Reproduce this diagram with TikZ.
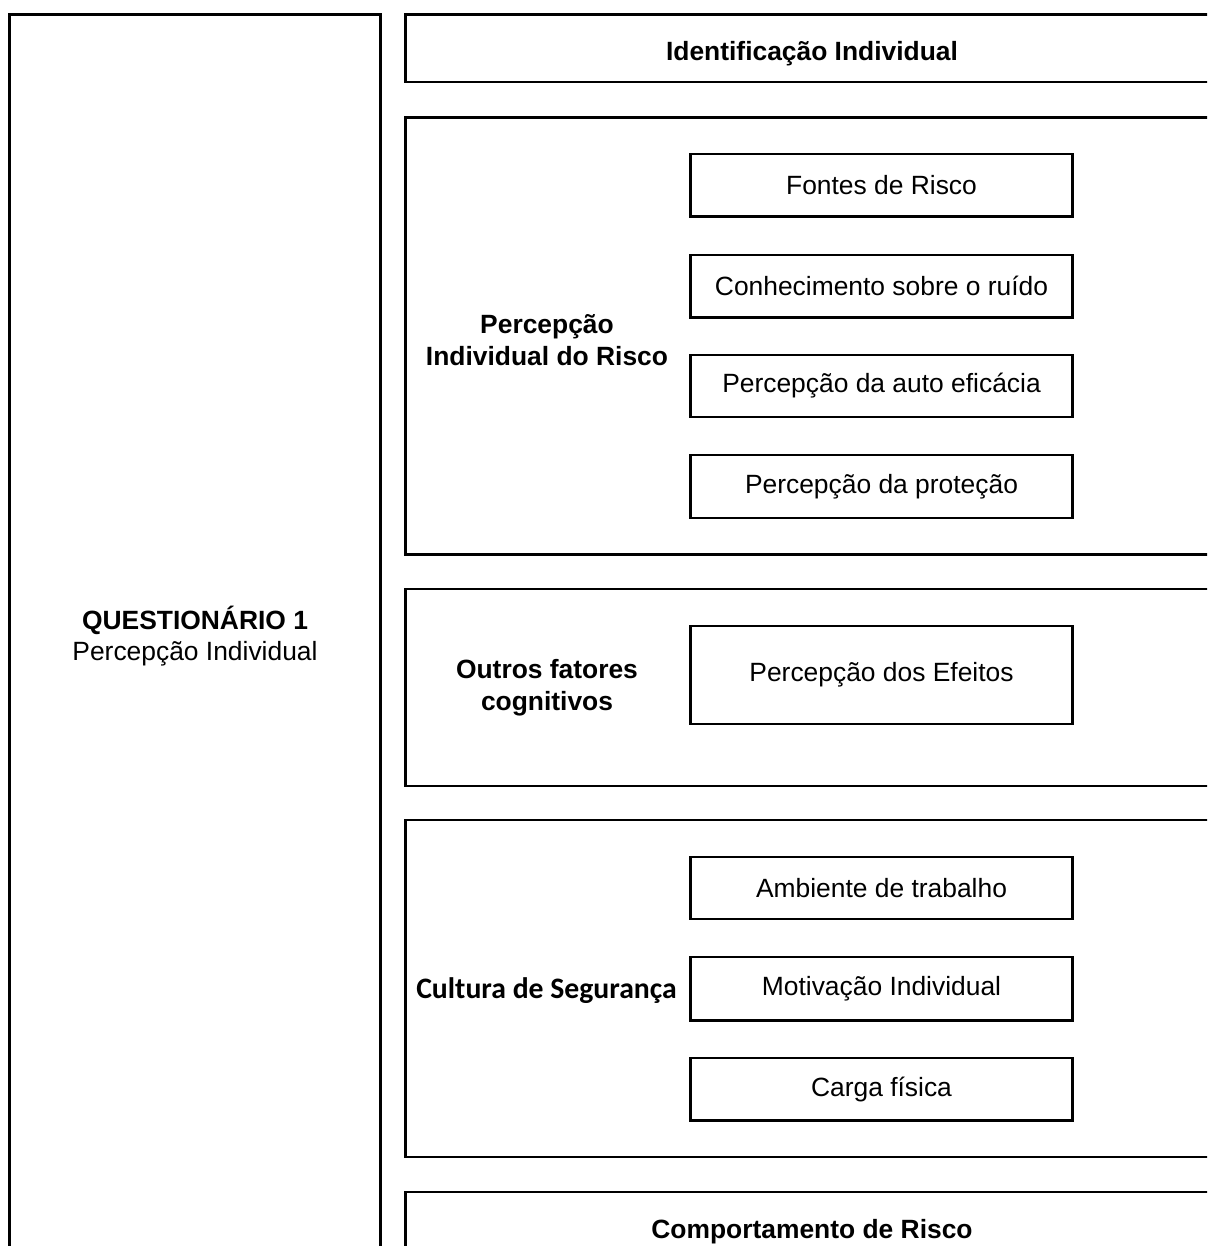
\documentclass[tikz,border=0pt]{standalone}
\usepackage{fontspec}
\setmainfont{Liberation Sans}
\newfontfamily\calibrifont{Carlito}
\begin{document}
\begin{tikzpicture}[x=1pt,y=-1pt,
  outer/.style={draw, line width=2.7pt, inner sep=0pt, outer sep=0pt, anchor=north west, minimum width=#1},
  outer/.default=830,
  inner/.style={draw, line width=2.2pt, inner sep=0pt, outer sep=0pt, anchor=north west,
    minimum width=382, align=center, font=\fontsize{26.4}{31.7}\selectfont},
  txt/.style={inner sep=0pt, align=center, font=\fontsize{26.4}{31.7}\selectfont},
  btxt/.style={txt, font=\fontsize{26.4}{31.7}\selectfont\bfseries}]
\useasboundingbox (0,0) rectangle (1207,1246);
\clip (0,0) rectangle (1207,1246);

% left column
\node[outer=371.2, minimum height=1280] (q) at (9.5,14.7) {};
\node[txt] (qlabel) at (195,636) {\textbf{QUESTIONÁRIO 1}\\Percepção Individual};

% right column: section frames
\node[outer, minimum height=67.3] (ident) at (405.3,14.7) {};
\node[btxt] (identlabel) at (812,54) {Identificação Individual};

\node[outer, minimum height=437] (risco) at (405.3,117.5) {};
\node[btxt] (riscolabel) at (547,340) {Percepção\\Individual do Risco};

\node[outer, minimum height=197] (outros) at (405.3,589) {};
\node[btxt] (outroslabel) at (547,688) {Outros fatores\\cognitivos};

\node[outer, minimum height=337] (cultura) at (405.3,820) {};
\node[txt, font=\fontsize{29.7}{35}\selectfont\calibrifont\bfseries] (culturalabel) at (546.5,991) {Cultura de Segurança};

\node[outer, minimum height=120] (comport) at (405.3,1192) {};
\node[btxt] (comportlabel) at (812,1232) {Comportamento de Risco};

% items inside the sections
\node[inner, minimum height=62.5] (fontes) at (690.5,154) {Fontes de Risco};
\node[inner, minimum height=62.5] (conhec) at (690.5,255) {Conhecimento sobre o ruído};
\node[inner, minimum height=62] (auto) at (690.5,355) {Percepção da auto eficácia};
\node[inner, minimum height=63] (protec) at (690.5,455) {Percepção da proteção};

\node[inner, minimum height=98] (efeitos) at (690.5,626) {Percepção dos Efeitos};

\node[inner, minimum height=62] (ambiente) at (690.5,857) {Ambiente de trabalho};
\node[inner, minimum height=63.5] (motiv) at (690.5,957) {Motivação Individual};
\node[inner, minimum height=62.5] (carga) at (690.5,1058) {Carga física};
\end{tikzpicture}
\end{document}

■ ■ ■ ■

**What the task asks:** All the lines above are to be reproduced exactly, except the pictures.

**Correct response:**
Reproduce this diagram with TikZ.
\documentclass[tikz,border=0pt]{standalone}
\usepackage{fontspec}
\setmainfont{Liberation Sans}
\newfontfamily\calibrifont{Carlito}
\begin{document}
\begin{tikzpicture}[x=1pt,y=-1pt,
  outer/.style={draw, line width=2.7pt, inner sep=0pt, outer sep=0pt, anchor=north west, minimum width=#1},
  outer/.default=830,
  inner/.style={draw, line width=2.2pt, inner sep=0pt, outer sep=0pt, anchor=north west,
    minimum width=382, align=center, font=\fontsize{26.4}{31.7}\selectfont},
  txt/.style={inner sep=0pt, align=center, font=\fontsize{26.4}{31.7}\selectfont},
  btxt/.style={txt, font=\fontsize{26.4}{31.7}\selectfont\bfseries}]
\useasboundingbox (0,0) rectangle (1207,1246);
\clip (0,0) rectangle (1207,1246);

% left column
\node[outer=371.2, minimum height=1280] (q) at (9.5,14.7) {};
\node[txt] (qlabel) at (195,636) {\textbf{QUESTIONÁRIO 1}\\Percepção Individual};

% right column: section frames
\node[outer, minimum height=67.3] (ident) at (405.3,14.7) {};
\node[btxt] (identlabel) at (812,54) {Identificação Individual};

\node[outer, minimum height=437] (risco) at (405.3,117.5) {};
\node[btxt] (riscolabel) at (547,340) {Percepção\\Individual do Risco};

\node[outer, minimum height=197] (outros) at (405.3,589) {};
\node[btxt] (outroslabel) at (547,688) {Outros fatores\\cognitivos};

\node[outer, minimum height=337] (cultura) at (405.3,820) {};
\node[txt, font=\fontsize{29.7}{35}\selectfont\calibrifont\bfseries] (culturalabel) at (546.5,991) {Cultura de Segurança};

\node[outer, minimum height=120] (comport) at (405.3,1192) {};
\node[btxt] (comportlabel) at (812,1232) {Comportamento de Risco};

% items inside the sections
\node[inner, minimum height=62.5] (fontes) at (690.5,154) {Fontes de Risco};
\node[inner, minimum height=62.5] (conhec) at (690.5,255) {Conhecimento sobre o ruído};
\node[inner, minimum height=62] (auto) at (690.5,355) {Percepção da auto eficácia};
\node[inner, minimum height=63] (protec) at (690.5,455) {Percepção da proteção};

\node[inner, minimum height=98] (efeitos) at (690.5,626) {Percepção dos Efeitos};

\node[inner, minimum height=62] (ambiente) at (690.5,857) {Ambiente de trabalho};
\node[inner, minimum height=63.5] (motiv) at (690.5,957) {Motivação Individual};
\node[inner, minimum height=62.5] (carga) at (690.5,1058) {Carga física};
\end{tikzpicture}
\end{document}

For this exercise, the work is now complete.